#### GIVEN MATERIAL
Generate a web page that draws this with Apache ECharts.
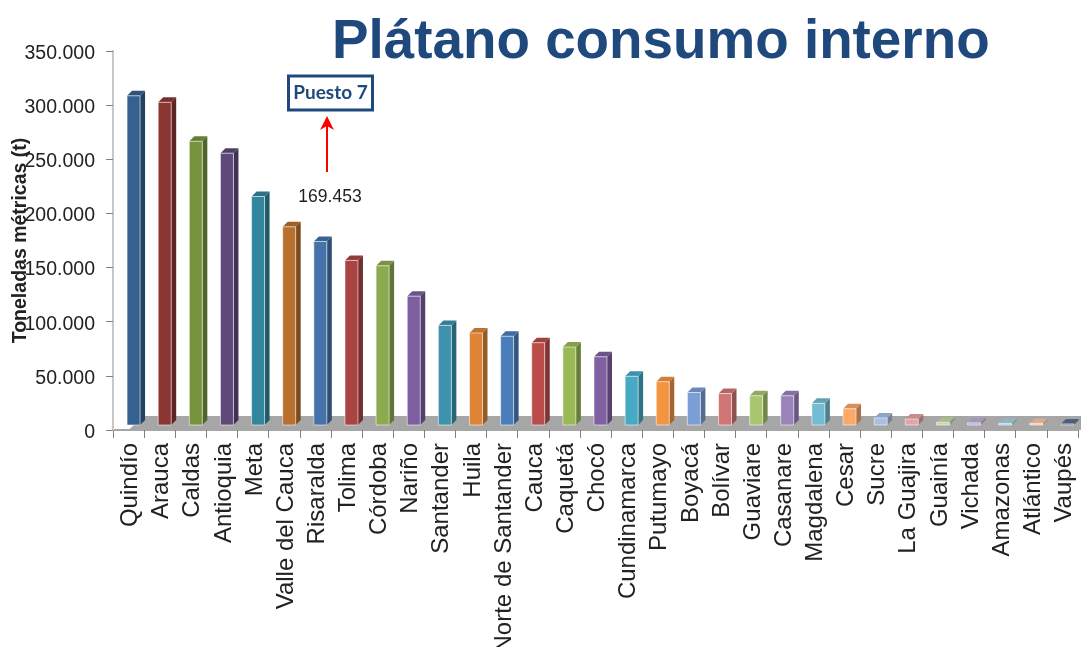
<!DOCTYPE html>
<html><head><meta charset="utf-8">
<style>html,body{margin:0;padding:0;background:#fff;overflow:hidden}#c{width:1081px;height:647px}</style>
<script src="https://cdn.jsdelivr.net/npm/echarts@6/dist/echarts.min.js"></script>
</head><body><div id="c"></div>
<script>
const categories = ['Quindío','Arauca','Caldas','Antioquia','Meta','Valle del Cauca','Risaralda','Tolima','Córdoba','Nariño','Santander','Huila','Norte de Santander','Cauca','Caquetá','Chocó','Cundinamarca','Putumayo','Boyacá','Bolívar','Guaviare','Casanare','Magdalena','Cesar','Sucre','La Guajira','Guainía','Vichada','Amazonas','Atlántico','Vaupés'];
const toneladas = [304000,298000,262000,251000,211000,183000,169453,152000,147000,119000,92000,85000,82000,76000,72000,63000,45000,40000,30000,29000,27000,27000,20000,15000,6500,5500,2500,2000,1500,1500,1000];
const barColors = ['#35608f','#8c3634','#77933c','#5f497a','#31859c','#b8702c','#4573a9','#a94442','#8cab4f','#7d5ea0','#3d93ad','#dd8436','#4a7ebb','#bb4c49','#98b954','#8060a2','#47a9c4','#f49440','#7b9fd4','#d27675','#a9c66f','#9a82bb','#72bcd4','#fba868','#a8bfe4','#e3a5a3','#c6d8a4','#bdaed4','#a3d4e4','#fbc8a4','#5a6f8f'];
const yTicks = {min:0,max:350000,interval:50000};
const titleText = 'Plátano consumo interno';
const yName = 'Toneladas métricas (t)';
const annotationBox = 'Puesto 7';
const annotationValue = '169.453';

function shade(hex,f){
  const n=parseInt(hex.slice(1),16);
  const c=[n>>16,(n>>8)&255,n&255].map(v=>Math.round(v*f));
  return 'rgb('+c.join(',')+')';
}
const chart = echarts.init(document.getElementById('c'),null,{renderer:'canvas'});
const D=5, W=13;
chart.setOption({
  animation:false,
  backgroundColor:'#fff',
  title:{text:titleText,left:332,top:15,padding:0,textStyle:{fontFamily:'Liberation Sans',fontWeight:'bold',fontSize:54.8,color:'#1f497d'}},
  grid:{left:113,right:3,top:51,bottom:217,containLabel:false,outerBoundsMode:'none'},
  xAxis:{type:'category',data:categories,
    axisLine:{lineStyle:{color:'#a6a6a6',width:2}},
    axisTick:{show:true,alignWithLabel:false,length:8,lineStyle:{color:'#808080',width:1}},
    axisLabel:{interval:0,rotate:90,margin:13,fontFamily:'Liberation Sans',fontSize:24,color:'#222',hideOverlap:false,verticalAlign:'top',lineHeight:4}},
  yAxis:{type:'value',min:yTicks.min,max:yTicks.max,interval:yTicks.interval,
    name:yName,nameLocation:'middle',nameGap:82,nameRotate:90,nameMoveOverlap:false,z:5,
    nameTextStyle:{fontFamily:'Liberation Sans',fontWeight:'bold',fontSize:19.5,color:'#222'},
    splitLine:{show:false},
    axisLine:{show:true,lineStyle:{color:'#c8c8c8',width:2}},
    axisTick:{show:true,length:7,lineStyle:{color:'#808080',width:1}},
    axisLabel:{margin:18,fontFamily:'Liberation Sans',fontSize:19.5,color:'#222',verticalAlign:'top',lineHeight:5,
      formatter:v=>String(v).replace(/\B(?=(\d{3})+$)/g,'.')}},
  series:[
    {type:'custom',silent:true,clip:false,z:1,data:[0],
     renderItem:(p,api)=>{
       const o=api.coord([0,0]);
       return {type:'polygon',shape:{points:[[o[0],o[1]],[o[0]+15,o[1]-14],[1081,o[1]-14],[1081,o[1]]]},style:{fill:'#a6a6a6'}};
     }},
    {type:'custom',silent:true,clip:false,z:2,
     data:toneladas.map((v,i)=>[i,v]),
     encode:{x:0,y:1},
     renderItem:(p,api)=>{
       const i=api.value(0), t=api.coord([i,api.value(1)]), b=api.coord([i,0]);
       const c=barColors[i];
       const x0=t[0]-1.5, x1=x0+W, yt=t[1]-D, yb=b[1]-D;
       return {type:'group',children:[
         {type:'polygon',shape:{points:[[x1,yt],[x1+D,yt-D],[x1+D,yb-D],[x1,yb]]},style:{fill:shade(c,0.68)}},
         {type:'polygon',shape:{points:[[x0,yt],[x0+D,yt-D],[x1+D,yt-D],[x1,yt]]},style:{fill:shade(c,0.86)}},
         {type:'rect',shape:{x:x0,y:yt,width:W,height:yb-yt},style:{fill:c,stroke:'rgba(255,255,255,0.55)',lineWidth:1}}
       ]};
     }}
  ],
  graphic:[
    {type:'rect',shape:{x:288.5,y:76,width:84,height:34},style:{fill:'#fff',stroke:'#1f497d',lineWidth:3}},
    {type:'text',x:330.5,y:93,style:{text:annotationBox,fontFamily:'Lato',fontWeight:'bold',fontSize:19,fill:'#1f497d',align:'center',verticalAlign:'middle'}},
    {type:'line',shape:{x1:327,y1:172,x2:327,y2:124},style:{stroke:'#ff0000',lineWidth:2}},
    {type:'polygon',shape:{points:[[327,116],[320,130],[327,126],[334,130]]},style:{fill:'#ff0000'}},
    {type:'text',x:330,y:197,style:{text:annotationValue,fontFamily:'Liberation Sans',fontSize:17.5,fill:'#222',align:'center',verticalAlign:'middle'}}
  ]
});
</script></body></html>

#### TASK TO COMPLETE
With all pictures left out, please transcribe exactly the lines from the start of the material through the line with "const annotationValue = '169.453';".

#### EXERCISE ANSWER
Generate a web page that draws this with Apache ECharts.
<!DOCTYPE html>
<html><head><meta charset="utf-8">
<style>html,body{margin:0;padding:0;background:#fff;overflow:hidden}#c{width:1081px;height:647px}</style>
<script src="https://cdn.jsdelivr.net/npm/echarts@6/dist/echarts.min.js"></script>
</head><body><div id="c"></div>
<script>
const categories = ['Quindío','Arauca','Caldas','Antioquia','Meta','Valle del Cauca','Risaralda','Tolima','Córdoba','Nariño','Santander','Huila','Norte de Santander','Cauca','Caquetá','Chocó','Cundinamarca','Putumayo','Boyacá','Bolívar','Guaviare','Casanare','Magdalena','Cesar','Sucre','La Guajira','Guainía','Vichada','Amazonas','Atlántico','Vaupés'];
const toneladas = [304000,298000,262000,251000,211000,183000,169453,152000,147000,119000,92000,85000,82000,76000,72000,63000,45000,40000,30000,29000,27000,27000,20000,15000,6500,5500,2500,2000,1500,1500,1000];
const barColors = ['#35608f','#8c3634','#77933c','#5f497a','#31859c','#b8702c','#4573a9','#a94442','#8cab4f','#7d5ea0','#3d93ad','#dd8436','#4a7ebb','#bb4c49','#98b954','#8060a2','#47a9c4','#f49440','#7b9fd4','#d27675','#a9c66f','#9a82bb','#72bcd4','#fba868','#a8bfe4','#e3a5a3','#c6d8a4','#bdaed4','#a3d4e4','#fbc8a4','#5a6f8f'];
const yTicks = {min:0,max:350000,interval:50000};
const titleText = 'Plátano consumo interno';
const yName = 'Toneladas métricas (t)';
const annotationBox = 'Puesto 7';
const annotationValue = '169.453';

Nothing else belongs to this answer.